Plus tard, en l’année 48, Boulgarine, dans son Abeille du Nord imprima, sur le compte de George Sand, qu’elle se grisait tous les jours, en compagnie de Pierre Leroux, dans des caboulots de barrière, et qu’elle prenait part aux soirées « athéniennes » données au ministère de l’Intérieur par ce « brigand » de Ledru-Rollin. J’ai lu ces choses moi-même et m’en souviens fort bien. Mais alors, en 48, George Sand était déjà connue de tout le public lettré, et personne n’a cru Boulgarine. Les premières œuvres d’elle traduites en russe parurent dans les Années Trente. Je regrette de ne pas me rappeler quel fut le premier de ses romans dont une version fut donnée dans notre langue ; en tout cas, quel qu’il fût, il dut produire une impression énorme. Je crois que comme moi, qui étais encore un adolescent, tout le monde fut frappé par la belle et chaste pureté des types mis en scène, par la hauteur de l’idéal de l’écrivain, par la tenue des récits. Et l’on voulait qu’une pareille femme « portât des culottes » et se « livrât au libertinage » ! J’avais seize ans, je crois, quand je lus une de ses œuvres de début, l’une de ses plus charmantes productions. Je m’en souviens bien ; j’en eus la fièvre toute la nuit qui suivit ma lecture. Je ne crois pas me tromper en affirmant que George Sand prit, pour nous, presque immédiatement, la première place dans les rangs des écrivains nouveaux dont la jeune gloire retentit alors par toute l’Europe. Dickens lui-même, qui parut chez nous presque en même temps, passait après elle dans l’admiration de notre public. Je ne parle pas de Balzac, qui fut connu avant elle et qui publia dans les Années Trente des œuvres comme Eugénie Grandet et le Père Goriot, de Balzac pour lequel Bielinski fut si injuste en méconnaissant la grande place qu’il tenait dans la littérature française.
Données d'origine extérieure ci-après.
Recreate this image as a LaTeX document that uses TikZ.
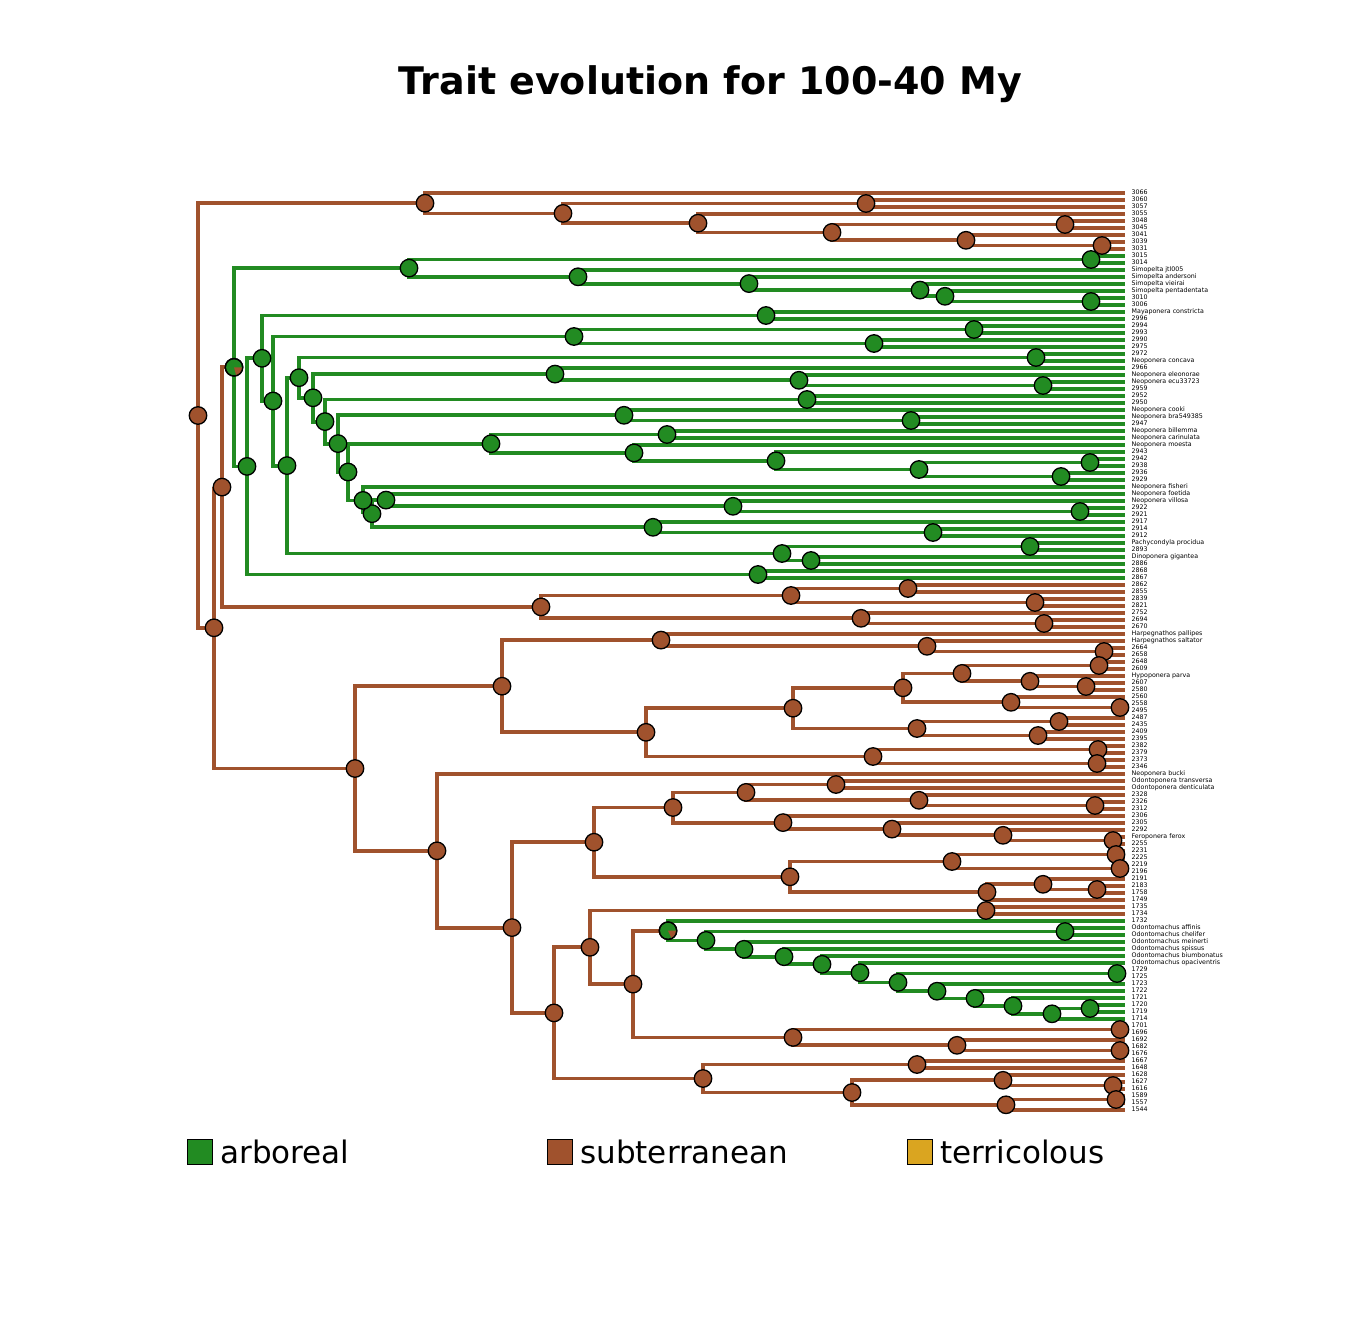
\documentclass[tikz,border=0pt]{standalone}
\usepackage{fontspec}
\setmainfont{DejaVu Sans}
\usetikzlibrary{positioning,backgrounds}
\definecolor{trSienna}{RGB}{160,82,45}
\definecolor{trGreen}{RGB}{34,139,34}
\definecolor{trGold}{RGB}{218,165,32}

\begin{document}
\begin{tikzpicture}[x=1pt, y=-1pt,
  brn/.style={draw=trSienna, line width=3.8pt},
  grn/.style={draw=trGreen, line width=3.8pt},
  ancB/.style={circle, draw=black, line width=1.3pt, fill=trSienna, minimum size=17.5pt, inner sep=0pt},
  ancG/.style={ancB, fill=trGreen},
  tiplab/.style={anchor=west, inner xsep=6.5pt, inner ysep=0pt, text height=4.5pt, text depth=1.3pt, font=\fontsize{6.3}{7}\selectfont},
  legbox/.style={draw=black, line width=1.2pt, minimum size=25pt, inner sep=0pt},
  legtext/.style={inner sep=0pt, font=\fontsize{31}{36}\selectfont},
]
\useasboundingbox (0,0) rectangle (1344,1344);
\node[font=\fontsize{38}{44}\selectfont\bfseries] (title) at (710.5,84) {Trait evolution for 100-40 My};

% tips
\foreach \lab [count=\i] in {3066,3060,3057,3055,3048,3045,3041,3039,3031,3015,3014,Simopelta jtl005,Simopelta andersoni,Simopelta vieirai,Simopelta pentadentata,3010,3006,Mayaponera constricta,2996,2994,2993,2990,2975,2972,Neoponera concava,2966,Neoponera eleonorae,Neoponera ecu33723,2959,2952,2950,Neoponera cooki,Neoponera bra549385,2947,Neoponera billemma,Neoponera carinulata,Neoponera moesta,2943,2942,2938,2936,2929,Neoponera fisheri,Neoponera foetida,Neoponera villosa,2922,2921,2917,2914,2912,Pachycondyla procidua,2893,Dinoponera gigantea,2886,2868,2867,2862,2855,2839,2821,2752,2694,2670,Harpegnathos pallipes,Harpegnathos saltator,2664,2658,2648,2609,Hypoponera parva,2607,2580,2560,2558,2495,2487,2435,2409,2395,2382,2379,2373,2346,Neoponera bucki,Odontoponera transversa,Odontoponera denticulata,2328,2326,2312,2306,2305,2292,Feroponera ferox,2255,2231,2225,2219,2196,2191,2183,1758,1749,1735,1734,1732,Odontomachus affinis,Odontomachus chelifer,Odontomachus meinerti,Odontomachus spissus,Odontomachus biumbonatus,Odontomachus opaciventris,1729,1725,1723,1722,1721,1720,1719,1714,1701,1696,1692,1682,1676,1667,1648,1628,1627,1616,1589,1557,1544}
  \node[tiplab] (t\i) at (1125,{193+7*(\i-1)}) {\lab};

% subterranean ancestors
\foreach \n/\x/\y in {root/198/415.5, r1/214/627.8,
  a1/1102/245.5, a2/966/240.3, a3/1065/224.5, a4/832/232.4, a5/698/223.2, a6/866/203.5, a7/563/213.4, a8/425/203.2,
  b1/908/588.5, b2/1035/602.5, b3/791/595.5, b4/1044/623.5, b5/861/618.3, b6/541/606.9, b7/222/487.1,
  c1/1104/651.5, c2/927/646.3, c3/661/640.1, c4/1099/665.5, c5/1086/686.5, c6/1030/681.3, c7/962/673.4, c8/1120/707.5, c9/1011/702.3, c10/903/687.8,
  c11/1059/721.5, c12/1038/735.5, c13/917/728.5, c14/793/708.2, c15/1098/749.5, c16/1097/763.5, c17/873/756.5, c18/646/732.3, c19/502/686.2,
  d1/836/784.5, d2/1095/805.5, d3/919/800.3, d4/746/792.4, d5/1113/840.5, d6/1003/835.3, d7/892/829.1, d8/783/822.6, d9/673/807.5,
  d10/1116/854.5, d11/1120/868.5, d12/952/861.5, d13/1097/889.5, d14/1043/884.3, d15/987/892.1, d16/790/876.8, d17/594/842.2,
  e1/986/910.5, e2/1120/1029.5, e3/1120/1050.5, e4/957/1045.3, e5/793/1037.4, e6/633/984.1, e7/590/947.3, e8/554/1012.9, e9/512/927.6, e10/437/850.8, e11/355/768.5,
  f1/917/1064.5, f2/1113/1085.5, f3/1003/1080.3, f4/1116/1099.5, f5/1006/1104.8, f6/852/1092.5, f7/703/1078.5}
  \node[ancB] (\n) at (\x,\y) {};

% arboreal ancestors
\foreach \n/\x/\y in {g1/1091/259.5, g2/1091/301.5, g3/945/296.3, g4/920/290.1, g5/749/283.6, g6/578/276.8, g7/409/268.1, g8/766/315.5, g9/974/329.5, g10/874/343.5,
  g11/574/336.5, g12/1036/357.5, g13/1043/385.5, g14/799/380.3, g15/555/374.1, g16/807/399.5, g17/911/420.5, g18/624/415.3, g19/667/434.5, g20/1090/462.5,
  g21/1061/476.5, g22/919/469.5, g23/776/460.8, g24/634/452.9, g25/491/443.7, g26/1080/511.5, g27/733/506.3, g28/386/500.1, g29/933/532.5, g30/653/527.3,
  g31/372/513.7, g32/363/500.4, g33/348/472.0, g34/338/443.6, g35/325/421.6, g36/313/397.8, g37/299/377.7, g38/1030/546.5, g39/811/560.5, g40/782/553.5,
  g41/287/465.6, g42/273/401.0, g43/262/358.3, g44/758/574.5, g45/247/466.4, g46/234/367.3,
  o1/1065/931.5, o2/1090/1008.5, o3/1052/1013.8, o4/1013/1005.9, o5/975/998.4, o6/937/991.2, o7/1117/973.5, o8/898/982.4, o9/860/972.7, o10/822/964.3,
  o11/784/956.7, o12/744/949.3, o13/706/940.4, o14/668/930.7}
  \node[ancG] (\n) at (\x,\y) {};
% mixed states
\foreach \n/\a in {g46/-75, o14/-65} {
  \fill[trSienna] (\n.center) -- ++(\a:8.2pt) arc[start angle=\a, end angle=0, radius=8.2pt] -- cycle;
  \draw[line width=1.3pt] (\n.center) circle[radius=8.75pt];
}

% branches
\begin{scope}[on background layer]
\foreach \p/\c in {root/a8, root/r1, a8/t1, a8/a7, a7/a6, a7/a5, a6/t2, a6/t3, a5/t4, a5/a4, a4/a3, a4/a2, a3/t5, a3/t6, a2/t7, a2/a1, a1/t8, a1/t9,
  r1/b7, r1/e11, b7/g46, b7/b6, b6/b3, b6/b5, b3/b1, b3/b2, b1/t57, b1/t58, b2/t59, b2/t60, b5/t61, b5/b4, b4/t62, b4/t63,
  e11/c19, e11/e10, c19/c3, c19/c18, c3/t64, c3/c2, c2/t65, c2/c1, c1/t66, c1/t67, c18/c14, c18/c17, c14/c10, c14/c13, c10/c7, c10/c9,
  c7/c4, c7/c6, c4/t68, c4/t69, c6/t70, c6/c5, c5/t71, c5/t72, c9/t73, c9/c8, c8/t74, c8/t75, c13/c11, c13/c12, c11/t76, c11/t77, c12/t78, c12/t79,
  c17/c15, c17/c16, c15/t80, c15/t81, c16/t82, c16/t83,
  e10/t84, e10/e9, e9/d17, e9/e8, d17/d9, d17/d16, d9/d4, d9/d8, d4/d1, d4/d3, d1/t85, d1/t86, d3/t87, d3/d2, d2/t88, d2/t89,
  d8/t90, d8/d7, d7/t91, d7/d6, d6/t92, d6/d5, d5/t93, d5/t94, d16/d12, d16/d15, d12/d10, d12/d11, d10/t95, d10/t96, d11/t97, d11/t98,
  d15/d14, d15/t102, d14/t99, d14/d13, d13/t100, d13/t101,
  e8/e7, e8/f7, e7/e1, e7/e6, e1/t103, e1/t104, e6/o14, e6/e5, e5/e2, e5/e4, e2/t120, e2/t121, e4/t122, e4/e3, e3/t123, e3/t124,
  f7/f1, f7/f6, f1/t125, f1/t126, f6/f3, f6/f5, f3/t127, f3/f2, f2/t128, f2/t129, f5/f4, f5/t132, f4/t130, f4/t131}
  \draw[brn] (\p.center) |- (\c);
\foreach \p/\c in {g1/t10, g1/t11, g2/t16, g2/t17, g3/t15, g3/g2, g4/t14, g4/g3, g5/t13, g5/g4, g6/t12, g6/g5, g7/g1, g7/g6,
  g8/t18, g8/t19, g9/t20, g9/t21, g10/t22, g10/t23, g11/g9, g11/g10, g12/t24, g12/t25, g13/t28, g13/t29, g14/t27, g14/g13, g15/t26, g15/g14,
  g16/t30, g16/t31, g17/t33, g17/t34, g18/t32, g18/g17, g19/t35, g19/t36, g20/t39, g20/t40, g21/t41, g21/t42, g22/g20, g22/g21,
  g23/t38, g23/g22, g24/t37, g24/g23, g25/g19, g25/g24, g26/t46, g26/t47, g27/t45, g27/g26, g28/t44, g28/g27, g29/t49, g29/t50,
  g30/t48, g30/g29, g31/g28, g31/g30, g32/t43, g32/g31, g33/g25, g33/g32, g34/g18, g34/g33, g35/g16, g35/g34, g36/g15, g36/g35,
  g37/g12, g37/g36, g38/t51, g38/t52, g39/t53, g39/t54, g40/g38, g40/g39, g41/g37, g41/g40, g42/g11, g42/g41, g43/g8, g43/g42,
  g44/t55, g44/t56, g45/g43, g45/g44, g46/g7, g46/g45,
  o1/t106, o1/t107, o2/t117, o2/t118, o3/o2, o3/t119, o4/t116, o4/o3, o5/t115, o5/o4, o6/t114, o6/o5, o7/t112, o7/t113,
  o8/o7, o8/o6, o9/t111, o9/o8, o10/t110, o10/o9, o11/t109, o11/o10, o12/t108, o12/o11, o13/o1, o13/o12, o14/t105, o14/o13}
  \draw[grn] (\p.center) |- (\c);
\end{scope}

% legend
\node[legbox, fill=trGreen] (kArb) at (200,1152) {};
\node[legtext, right=7pt of kArb] (lArb) {arboreal};
\node[legbox, fill=trSienna] (kSub) at (560,1152) {};
\node[legtext, right=7pt of kSub] (lSub) {subterranean};
\node[legbox, fill=trGold] (kTer) at (920,1152) {};
\node[legtext, right=7pt of kTer] (lTer) {terricolous};
\end{tikzpicture}
\end{document}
D’ailleurs, je ne prétends pas donner ici la moindre appréciation critique ; je me contente de rappeler le goût de la masse des lecteurs russes d’alors et l’impression produite sur eux.

Le point essentiel est que ces lecteurs pouvaient se familiariser, dans les romans étrangers, avec toutes les idées nouvelles contre lesquelles on les « protégeait » si jalousement.